How I can delete if word in the text combined in incorrect form. For example I have this text:
HelloEveryOne, СаломБаХама, Ҳама дарПеши ҷаҳонЯк мебошадАммо. HELLOeveryOneHelloFORyouYOU HELLO everyOneHello FORyouYOU canBEcorrectedThisSTRINGinCorrectlyFORm canBEcorrected ThisSTRINGin CorrectlyFORm
Hello Every One, Салом Ба Хама, Ҳама дар Пеши ҷаҳон Як мебошад Аммо. HELLO every One Hello FOR you YOU HELLO every One Hello FOR you YOU can BE corrected This STRING in Correctly FOR m can BE corrected This STRING in Correctly FOR m
Thanks advance!
I don't recognize this locale so I wasn't able to test these strange chars, but the first string can be solved with this:
<?php
$str = 'HelloEveryOne';
$newStr = '';
for ($i = 0; $i < strlen($str); $i++ ) {
$newStr .= ctype_upper($str[$i]) ? ' ' : '';
$newStr .= $str[$i];
}
echo $newStr;
The ctype_upper
function returns if a string has all chars in uppercase.

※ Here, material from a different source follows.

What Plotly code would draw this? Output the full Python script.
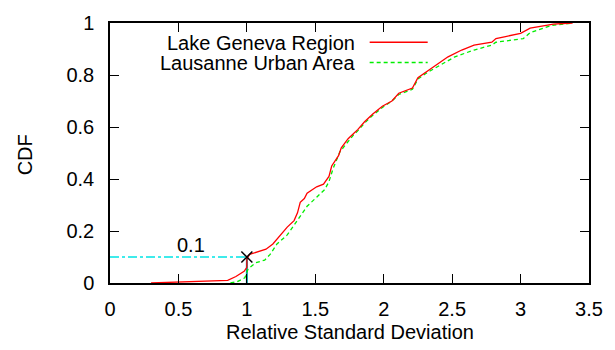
import plotly.graph_objects as go

# Data
lake_x = [0.30, 0.50, 0.86, 0.92, 0.96, 0.98, 1.00, 1.00, 1.02, 1.08, 1.14, 1.19, 1.245, 1.295, 1.345,
          1.37, 1.39, 1.42, 1.44, 1.51, 1.56, 1.60, 1.62, 1.67, 1.69, 1.74, 1.78, 1.81, 1.86, 1.92,
          1.99, 2.06, 2.11, 2.21, 2.25, 2.32, 2.37, 2.47, 2.57, 2.66, 2.79, 2.82, 2.89, 3.00, 3.07,
          3.17, 3.24, 3.38]
lake_y = [0.0, 0.003, 0.01, 0.025, 0.04, 0.045, 0.06, 0.093, 0.11, 0.12, 0.13, 0.15, 0.185, 0.215, 0.24,
          0.27, 0.31, 0.325, 0.345, 0.37, 0.38, 0.41, 0.45, 0.49, 0.52, 0.555, 0.575, 0.59, 0.62, 0.65,
          0.68, 0.70, 0.73, 0.75, 0.79, 0.815, 0.833, 0.87, 0.896, 0.915, 0.926, 0.94, 0.948, 0.96, 0.98,
          0.99, 0.996, 1.0]

laus_x = [0.88, 0.93, 0.985, 1.00, 1.01, 1.065, 1.13, 1.17, 1.22, 1.295, 1.35, 1.40, 1.44, 1.51, 1.57,
          1.60, 1.63, 1.68, 1.74, 1.78, 1.81, 1.86, 1.92, 1.99, 2.06, 2.11, 2.21, 2.25, 2.32, 2.42,
          2.52, 2.66, 2.79, 2.82, 3.02, 3.07, 3.22, 3.38]
laus_y = [0.0, 0.005, 0.02, 0.04, 0.055, 0.078, 0.088, 0.11, 0.15, 0.185, 0.225, 0.265, 0.295, 0.33, 0.36,
          0.39, 0.44, 0.505, 0.545, 0.57, 0.585, 0.615, 0.645, 0.675, 0.70, 0.725, 0.745, 0.785, 0.81, 0.84,
          0.87, 0.896, 0.915, 0.926, 0.94, 0.963, 0.99, 1.0]

mark_x = 1.0
mark_y = 0.1
mark_label = "0.1"
series_names = ["Lake Geneva Region", "Lausanne Urban Area"]
x_ticks = [0, 0.5, 1, 1.5, 2, 2.5, 3, 3.5]
x_tick_text = ["0", "0.5", "1", "1.5", "2", "2.5", "3", "3.5"]
y_ticks = [0, 0.2, 0.4, 0.6, 0.8, 1]
y_tick_text = ["0", "0.2", "0.4", "0.6", "0.8", "1"]

FONT = "Liberation Sans, Arial, sans-serif"
FS = 20

fig = go.Figure()

# reference lines to the marked point
fig.add_trace(go.Scatter(x=[0, mark_x], y=[mark_y, mark_y], mode="lines",
                         line=dict(color="#00e5e5", width=1.3, dash="dashdot"), showlegend=False))
fig.add_trace(go.Scatter(x=[mark_x, mark_x], y=[0, mark_y], mode="lines",
                         line=dict(color="#009aa5", width=2), showlegend=False))

fig.add_trace(go.Scatter(x=laus_x, y=laus_y, mode="lines", name=series_names[1],
                         line=dict(color="#00ee00", width=1.3, dash="4px,3px"), showlegend=False))
fig.add_trace(go.Scatter(x=lake_x, y=lake_y, mode="lines", name=series_names[0],
                         line=dict(color="#ff0000", width=1.3), showlegend=False))

fig.add_trace(go.Scatter(x=[mark_x], y=[mark_y], mode="markers",
                         marker=dict(symbol="x-thin", size=11, line=dict(color="black", width=1.5)),
                         showlegend=False))

fig.add_annotation(x=0.59, y=0.145, text=mark_label, showarrow=False,
                   font=dict(family=FONT, size=FS, color="black"))

# manual gnuplot-style legend (text right-aligned, sample to the right)
W, H = 615, 350
L, R, T, B = 110, 18, 13, 67
pw, ph = W - L - R, H - T - B

def px(xp):
    return (xp - L) / pw

def py(yp):
    return (H - B - yp) / ph

leg = [(series_names[0], 34, dict(color="#ff0000", width=1.3)),
       (series_names[1], 55, dict(color="#00ee00", width=1.3, dash="4px,3px"))]
for name, ypix, ln in leg:
    fig.add_annotation(x=px(361), y=py(ypix), xref="paper", yref="paper", text=name,
                       showarrow=False, xanchor="right", yanchor="middle",
                       font=dict(family=FONT, size=FS, color="black"))
    fig.add_shape(type="line", xref="paper", yref="paper", x0=px(374), x1=px(433),
                  y0=py(ypix - 1), y1=py(ypix - 1), line=ln)

# axis titles
fig.add_annotation(x=px(354), y=py(334), xref="paper", yref="paper", text="Relative Standard Deviation",
                   showarrow=False, xanchor="center", yanchor="middle",
                   font=dict(family=FONT, size=FS, color="black"))
fig.add_annotation(x=px(24), y=py(150), xref="paper", yref="paper", text="CDF", textangle=-90,
                   showarrow=False, xanchor="center", yanchor="middle",
                   font=dict(family=FONT, size=FS, color="black"))

axis_common = dict(showgrid=False, zeroline=False, showline=True, linecolor="black", linewidth=1.5,
                   mirror="ticks", ticks="inside", ticklen=9, tickwidth=1.2, tickcolor="black",
                   tickfont=dict(family=FONT, size=FS, color="black"))

fig.update_xaxes(range=[0, 3.5], tickvals=x_ticks, ticktext=x_tick_text, ticklabelstandoff=7, **axis_common)
fig.update_yaxes(range=[0, 1], tickvals=y_ticks, ticktext=y_tick_text, ticklabelstandoff=10, **axis_common)

fig.update_layout(width=W, height=H, margin=dict(l=L, r=R, t=T, b=B, pad=0),
                  plot_bgcolor="white", paper_bgcolor="white",
                  font=dict(family=FONT, size=FS, color="black"))

fig.write_html("out.html")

I'm passing a single char at a time to it, so if it is in uppercase, the program adds a space before the char.
You can use the unicode metacharacters to look for uppercase and lowercase letters. Something like:
\B(\p{Lu}[\p{Ll}.,!]+)
and replace with
\1
Regex demo: https://regex101.com/r/QskwDd/2/
in PHP it can be used as:
$string = 'HelloEveryOne, СаломБаХама, Ҳама дарПеши ҷаҳонЯк мебошадАммо.';
echo preg_replace('/\B(\p{Lu}[\p{Ll}.,!]+)/u', ' \1', $string);
Demo: https://3v4l.org/ZjHh4
A simpler approach could be just looking for capital letters and adding a space.
\B\p{Lu}
replace with:
\0
Regex Demo: https://regex101.com/r/QskwDd/1/
This was a bit of tricky challenge to crack! ...but I got it. Using negative lookarounds proved unfruitful for negating unwanted substrings. The (*SKIP)(*FAIL)
technique did the job.
The logic behind it all is to target the three types of words regardless of spacing. They are:
See the inline comments in the php code block for layman's pattern explanation.
Pattern: Demo
/(?:\p{Ll}+|\p{Lu}\p{Ll}+|\p{Lu}{2,}+)[,.!?]?(?:\s|$)(*SKIP)(*FAIL)|(?:\p{Ll}+|\p{Lu}{2,}+|\p{Lu}\p{Ll}+)[,.!?]?/u
Code: (Demo)
$input='HelloEveryOne, СаломБаХама, Ҳама дарПеши ҷаҳонЯк мебошадАммо.
HELLOeveryOneHelloFORyouYOU HELLO everyOneHello FORyouYOU
can,BEcorrectedThisSTRINGinCorrectlyFORm
canBEcorrected ThisSTRINGin CorrectlyFORm.';
// optional trailing punctuation-vvvv vvvv- white space or end of input (that we don't want to replace)
var_export(preg_replace('/(?:\p{Ll}+|\p{Lu}\p{Ll}+|\p{Lu}{2,}+)[,.!?]?(?:\s|$)(*SKIP)(*FAIL)|(?:\p{Ll}+|\p{Lu}{2,}+|\p{Lu}\p{Ll}+)[,.!?]?/u','$0 ',$input));
// all lower-^^^^^^^ ^^^^^^^^^^^-all upper ^^^^^^^^^^^^^^^^^^^^^^^^^^^^^^^^^^^^^^^^^^^^-repeat first alternative without trailing white space or end of input
// one upper then all lower-^^^^^^^^^^^^^ ^^^^^^^^^^^^^^-discard these matches
Output:
'Hello Every One, Салом Ба Хама, Ҳама дар Пеши ҷаҳон Як мебошад Аммо.
HELLO every One Hello FOR you YOU HELLO every One Hello FOR you YOU
can, BE corrected This STRING in Correctly FOR m
can BE corrected This STRING in Correctly FOR m.'